I’ve decided to publish a few of my stories here. I hope you enjoy them. I’ve been writing bits and pieces of memoir ever since I first started taking notes around age ten. The term “gaslighting” hadn’t been invented, but I always felt like I was being asked to go along with a narrative that just wasn’t true, and that by writing down what I saw, I was setting the record straight. Or maybe I wrote in an attempt to gain control over a life that felt so out of control.
Over the years my stories have been through a lot. I’ve twisted and pulled at them, adding and subtracting, reworking and reshuffling, often uncertain if I’m making them better or worse. Now that I’m almost an old lady, and still haven’t looked for an agent or publisher, it’s starting to feel more like performance art. It would be funny if I could write my death scene, and narrate my way out of existence.

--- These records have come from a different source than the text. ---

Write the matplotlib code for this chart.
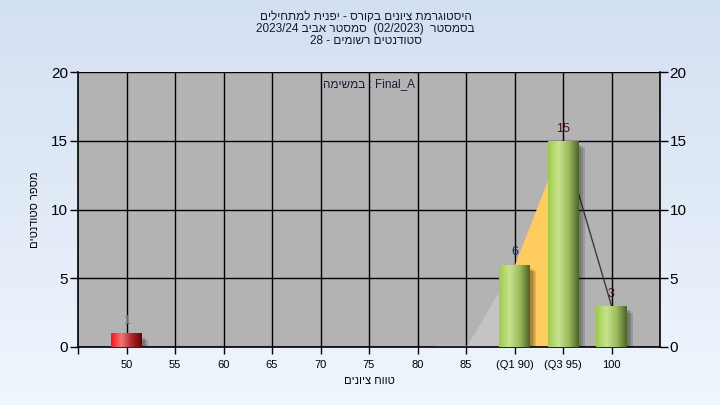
import re
import numpy as np
import matplotlib
matplotlib.use('Agg')
import matplotlib.pyplot as plt
from matplotlib.colors import LinearSegmentedColormap
from matplotlib.patches import Rectangle

plt.rcParams['font.family'] = ['Liberation Sans', 'DejaVu Sans']

# ---- Data ----
categories = ['50', '55', '60', '65', '70', '75', '80', '85', '(Q1 90)', '(Q3 95)', '100']
counts = [1, 0, 0, 0, 0, 0, 0, 0, 6, 15, 3]
failing = ['50']                     # bars drawn in red
curve_x = ['85', '(Q1 90)', '(Q3 95)', '100']
curve_y = [0, 6, 15, 3]
label_colors = {'50': '#4f7f9f', '(Q1 90)': '#1a2a5a', '(Q3 95)': '#4a1010', '100': '#4a1010'}

title_lines = ['היסטוגרמת ציונים בקורס - יפנית למתחילים',
               'בסמסטר  (02/2023)  סמסטר אביב 2023/24',
               'סטודנטים רשומים - 28']
task_name = 'Final_A'
x_title = 'טווח ציונים'
y_title = 'מספר סטודנטים'


def vis(s):
    # crude RTL -> visual order (matplotlib has no bidi support)
    out = []
    for t in reversed(s.split(' ')):
        out.append(t[::-1] if re.search('[\u0590-\u05FF]', t) else t)
    return ' '.join(out)


fig = plt.figure(figsize=(7.2, 4.05), dpi=100)

# background gradient
bg = fig.add_axes([0, 0, 1, 1], zorder=-10)
grad = np.linspace(0, 1, 256).reshape(-1, 1)
bg_cmap = LinearSegmentedColormap.from_list('bg', ['#d3e0f2', '#eff6fd'])
bg.imshow(grad, aspect='auto', cmap=bg_cmap, extent=[0, 1, 0, 1])
bg.axis('off')

ax = fig.add_axes([78 / 720, 58 / 405, 582 / 720, 275 / 405])
ax.set_facecolor('#b3b3b3')
x = np.arange(len(categories))

# background curve (area + line)
cx = [categories.index(c) for c in curve_x]
ax.fill_between(cx[0:2], [0, 0], curve_y[0:2], color='#c4c4c4', lw=0, zorder=1)
ax.fill_between(cx[1:3], [0, 0], curve_y[1:3], color='#ffcb5c', lw=0, zorder=1)
ax.plot(cx[2:4], curve_y[2:4], color='#3a3a3a', lw=1, zorder=1)
ax.plot([cx[0] - 0.6, cx[0]], [0.05, 0.05], color='#e0e0e0', lw=1, zorder=1)

green = LinearSegmentedColormap.from_list('g', ['#9ccc48', '#c9e28e', '#9fbc5c', '#4a6424'])
red = LinearSegmentedColormap.from_list('r', ['#ff1010', '#f07878', '#b02828', '#6a0000'])
hgrad = np.linspace(0, 1, 128).reshape(1, -1)

w = 0.62
for i, (cat, v) in enumerate(zip(categories, counts)):
    if v <= 0:
        continue
    # soft shadow
    for k, a in enumerate([0.12, 0.12, 0.14]):
        off = 0.035 * (k + 1)
        ax.add_patch(Rectangle((i - w / 2 + off + 0.03, -0.3), w, v - 0.1 * k,
                               facecolor='black', alpha=a, lw=0, zorder=2))
    rect = Rectangle((i - w / 2, 0), w, v, facecolor='none', lw=0, zorder=3)
    ax.add_patch(rect)
    im = ax.imshow(hgrad, aspect='auto', cmap=red if cat in failing else green,
                   extent=[i - w / 2, i + w / 2, 0, v], zorder=3)
    im.set_clip_path(rect)
    ax.text(i, v + 0.45, str(v), ha='center', va='bottom', fontsize=9,
            color=label_colors.get(cat, 'black'), zorder=5)

ax.set_xlim(-1, len(categories))
ax.set_ylim(0, 20)

# grid and axes
ax.set_xticks(x)
ax.set_xticklabels(categories, fontsize=8)
ax.set_xticks([-1], minor=True)
ax.set_yticks([0, 5, 10, 15, 20])
ax.tick_params(axis='y', labelsize=11, length=6, width=1, right=True, labelright=True,
               pad=1, colors='black')
ax.tick_params(axis='x', length=5, width=1, pad=4)
ax.tick_params(axis='x', which='minor', length=5, width=1)
ax.grid(True, color='black', lw=1, zorder=0)
ax.set_axisbelow(True)
for s in ['left', 'right', 'bottom']:
    ax.spines[s].set_linewidth(1.2)
ax.spines['top'].set_visible(False)

ax.set_xlabel(vis(x_title), fontsize=8, labelpad=5)
ax.set_ylabel(vis(y_title), fontsize=8, labelpad=8)
ax.text(0.5, 0.955, vis('במשימה') + ' : ' + task_name, transform=ax.transAxes,
        ha='center', va='center', fontsize=8.5, color='#1a1a3a')

for k, line in enumerate(title_lines):
    fig.text(0.508, 1 - (17 + 12 * k) / 405, vis(line), ha='center', va='center',
             fontsize=8.5, color='#1a1a2a')

fig.savefig('out.png', dpi=100)
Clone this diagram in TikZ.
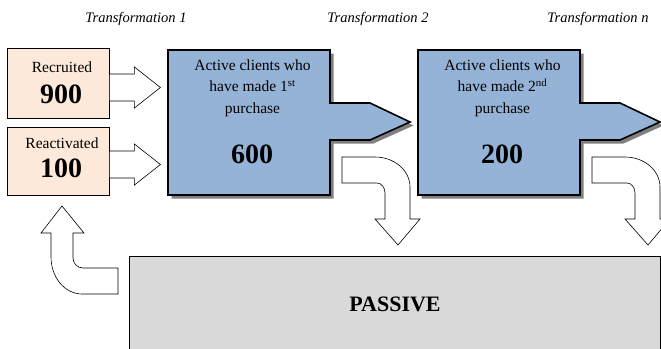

I never dreamed of being a writer. I dreamed of being an actress, but was too afraid to try. It was too important to me- I wanted it too badly. I was too cowardly to risk failure. It’s a shame, because I think I might have been good. And it’s still in me- that hope- even at sixty. There is something so absurd and even sad about the hopes and dreams of humans. Where do they come from? What makes someone long to sing opera or create an origami ladder to the stars? Writing was just what I did. No one could stop me. You don’t need permission to write, you don’t need to be chosen- you only need a pencil and paper.